For our individual models, we trained the following: Multiple Linear Regression, Kernel Ridge Regression (KRR), Lasso and Elastic Net(ENet) as linear models, then Random Forest, Gboost and XGBoost as tree-based models. Finally, we combined our individual models by stacking and ensembling. First we tried the simplest stacking approach by averaging base models. Then, we added a “meta” model. In this approach, we used the out of folds prediction of the base models to train our metamodel (in this case Lasso). Next, we added XGBoost and Random Forest to the previous stacked averaged models by performing a weighted average, calculating the beta coefficient with a Multiple Linear Regression.
Feature Importance and Coefficients
Considering that regularized linear models give less weight to less important features by assigning them a lower coefficient and tree-based models by setting a lower splitting preference, we decided to use all the features to train our models, allowing them to select the most predictive features themselves. We then noticed that while adding features, some times improved our scores, removing features usually reduced our scores. Therefore we decided to keep the previously described feature, “Total SF”.
Interestingly, exploring the feature importance of our Random Forest, we could see that Overall Quality (“OverallQuall”) has the highest weight by far, even though it is not the last feature to shrink its coefficient to 0 in a Lasso model when increasing lambda. The same hold for other features, such as “TotalSF” (feature created by us) and “GarageCars,” confirming that tree models and linear models have different preferences when it comes to feature importance, which is why we did not use any of these models to “pre-screen” the features for the other models.

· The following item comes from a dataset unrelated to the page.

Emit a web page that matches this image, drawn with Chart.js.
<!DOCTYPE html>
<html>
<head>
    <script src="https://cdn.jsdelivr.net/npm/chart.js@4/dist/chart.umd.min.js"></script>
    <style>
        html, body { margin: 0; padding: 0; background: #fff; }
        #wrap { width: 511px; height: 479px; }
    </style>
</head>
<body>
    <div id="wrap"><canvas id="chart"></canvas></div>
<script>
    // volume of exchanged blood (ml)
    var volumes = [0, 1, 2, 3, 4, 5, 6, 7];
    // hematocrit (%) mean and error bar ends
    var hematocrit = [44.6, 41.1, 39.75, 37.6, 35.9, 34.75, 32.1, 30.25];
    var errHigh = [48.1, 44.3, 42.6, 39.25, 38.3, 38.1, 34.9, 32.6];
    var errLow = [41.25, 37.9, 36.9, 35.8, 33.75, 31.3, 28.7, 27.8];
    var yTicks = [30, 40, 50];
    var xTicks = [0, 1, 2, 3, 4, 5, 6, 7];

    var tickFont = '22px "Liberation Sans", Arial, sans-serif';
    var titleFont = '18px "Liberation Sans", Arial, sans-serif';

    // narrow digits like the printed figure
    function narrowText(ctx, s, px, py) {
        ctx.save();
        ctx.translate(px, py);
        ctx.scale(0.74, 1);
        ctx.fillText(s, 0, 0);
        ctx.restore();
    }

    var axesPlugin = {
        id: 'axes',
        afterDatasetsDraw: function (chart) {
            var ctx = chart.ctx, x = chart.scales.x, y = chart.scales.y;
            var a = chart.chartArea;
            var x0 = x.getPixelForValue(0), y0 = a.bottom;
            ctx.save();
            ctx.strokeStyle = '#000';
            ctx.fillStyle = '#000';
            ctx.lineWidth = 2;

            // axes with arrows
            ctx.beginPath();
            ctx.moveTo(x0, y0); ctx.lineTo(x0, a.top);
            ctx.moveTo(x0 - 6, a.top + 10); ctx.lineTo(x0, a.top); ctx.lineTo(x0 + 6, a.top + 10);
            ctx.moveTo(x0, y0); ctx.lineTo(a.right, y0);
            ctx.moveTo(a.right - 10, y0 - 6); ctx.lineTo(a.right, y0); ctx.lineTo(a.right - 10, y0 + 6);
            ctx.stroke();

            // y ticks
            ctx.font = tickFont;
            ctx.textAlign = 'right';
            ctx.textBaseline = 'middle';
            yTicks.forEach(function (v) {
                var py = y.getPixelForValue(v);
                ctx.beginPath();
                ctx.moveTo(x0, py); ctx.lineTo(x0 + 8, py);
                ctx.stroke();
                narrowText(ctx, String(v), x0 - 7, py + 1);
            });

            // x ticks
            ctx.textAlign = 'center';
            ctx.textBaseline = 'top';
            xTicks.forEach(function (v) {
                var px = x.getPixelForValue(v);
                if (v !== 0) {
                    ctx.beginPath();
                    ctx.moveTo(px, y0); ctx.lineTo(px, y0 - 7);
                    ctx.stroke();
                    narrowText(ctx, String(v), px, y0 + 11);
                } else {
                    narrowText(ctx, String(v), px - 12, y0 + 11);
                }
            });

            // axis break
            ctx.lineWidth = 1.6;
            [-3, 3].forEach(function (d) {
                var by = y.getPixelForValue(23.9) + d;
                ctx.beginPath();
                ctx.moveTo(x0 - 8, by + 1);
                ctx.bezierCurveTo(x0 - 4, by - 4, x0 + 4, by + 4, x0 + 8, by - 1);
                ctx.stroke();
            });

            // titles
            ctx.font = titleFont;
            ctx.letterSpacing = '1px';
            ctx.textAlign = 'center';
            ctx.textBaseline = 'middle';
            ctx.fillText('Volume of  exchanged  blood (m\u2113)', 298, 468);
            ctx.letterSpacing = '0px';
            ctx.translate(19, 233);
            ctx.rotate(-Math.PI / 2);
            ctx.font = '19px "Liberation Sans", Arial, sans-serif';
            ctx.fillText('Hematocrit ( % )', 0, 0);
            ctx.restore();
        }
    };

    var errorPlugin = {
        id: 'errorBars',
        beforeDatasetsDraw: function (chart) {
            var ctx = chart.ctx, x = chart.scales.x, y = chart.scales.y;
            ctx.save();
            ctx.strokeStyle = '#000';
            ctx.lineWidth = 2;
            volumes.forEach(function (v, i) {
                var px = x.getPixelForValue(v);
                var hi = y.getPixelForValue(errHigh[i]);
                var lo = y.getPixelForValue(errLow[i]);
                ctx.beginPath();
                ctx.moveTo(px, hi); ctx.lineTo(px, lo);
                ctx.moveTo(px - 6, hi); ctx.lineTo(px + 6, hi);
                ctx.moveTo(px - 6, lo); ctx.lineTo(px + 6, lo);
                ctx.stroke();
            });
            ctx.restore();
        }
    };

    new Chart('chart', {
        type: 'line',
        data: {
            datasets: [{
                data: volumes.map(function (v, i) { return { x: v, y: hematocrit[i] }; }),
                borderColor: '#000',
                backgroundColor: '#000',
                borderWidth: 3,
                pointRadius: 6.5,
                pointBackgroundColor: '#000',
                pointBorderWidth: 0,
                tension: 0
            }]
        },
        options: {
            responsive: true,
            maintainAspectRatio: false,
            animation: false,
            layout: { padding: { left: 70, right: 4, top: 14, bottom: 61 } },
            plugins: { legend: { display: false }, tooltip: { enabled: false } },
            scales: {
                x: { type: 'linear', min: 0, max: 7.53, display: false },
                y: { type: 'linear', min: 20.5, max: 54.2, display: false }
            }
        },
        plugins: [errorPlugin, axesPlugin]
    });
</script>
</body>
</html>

In the figure below, the left panel shows the top 20 features ordered by feature importance in our Random Forest model, the middle panel shows the coefficient of the top 20 features correlated with Price Sold variable in our Lasso model and the right panel shows the coefficient of the basement related features with increasing lambda in our Lasso model. The red line is our chosen value for “lambda” selected by Bayesian optimization.
Scores Summary
Overall our models had values between 0.11697 and 0.12425 RMSE (Kaggle score), the highest cross-validation RMSE (or worst score) was for Random Forest, followed by Multiple Linear Regression. To our surprise, our linear models performed very well. The Lasso one delivered our highest score for individual models, surpassing the boosted tree models, Gboost and XGBoost. A simple average of the prediction of Gboost, Enet and Lasso improved the score of the individual models, taking us from 0.12109 to 0.11697. Adding ENet as a meta model the base models Lasso, Gboost and KRR gave us a slightly lower score (0.11702) compared to the simple averaging of models. Finally, adding to this stacked model two extra models (Random Forest and XGBoost), lowered our scored to 0.11858. Interestingly, our best performing combined model was a simple average of the predictions, which ended up being our best score (0.11697, top 14% of the public leaderboard as of today)
Conclusions
To summarize, this project demonstrated the strength of linear model over tree-based models when the target variable is linearly related to the predictors. We have shown how one-hot encoding, ordinal encoding, box-cox transformation, and parameter tuning improved our linear models. As a result, Lasso model was our higher scored individual model. A simple average of the prediction of our best simple models gave us our best score, in exchange of losing model interpretability.
Depending on the specific need of the project, simple or combined models have different advantages. For a Kaggle competition, where a 0.0001 score improvement is an great achievement, combined models work very well, taking advantage of the strengths of different models. However, when we build a model --both to make a prediction and to get information about the response variable -linear models have an extraordinary predictive power that can be explained and understood.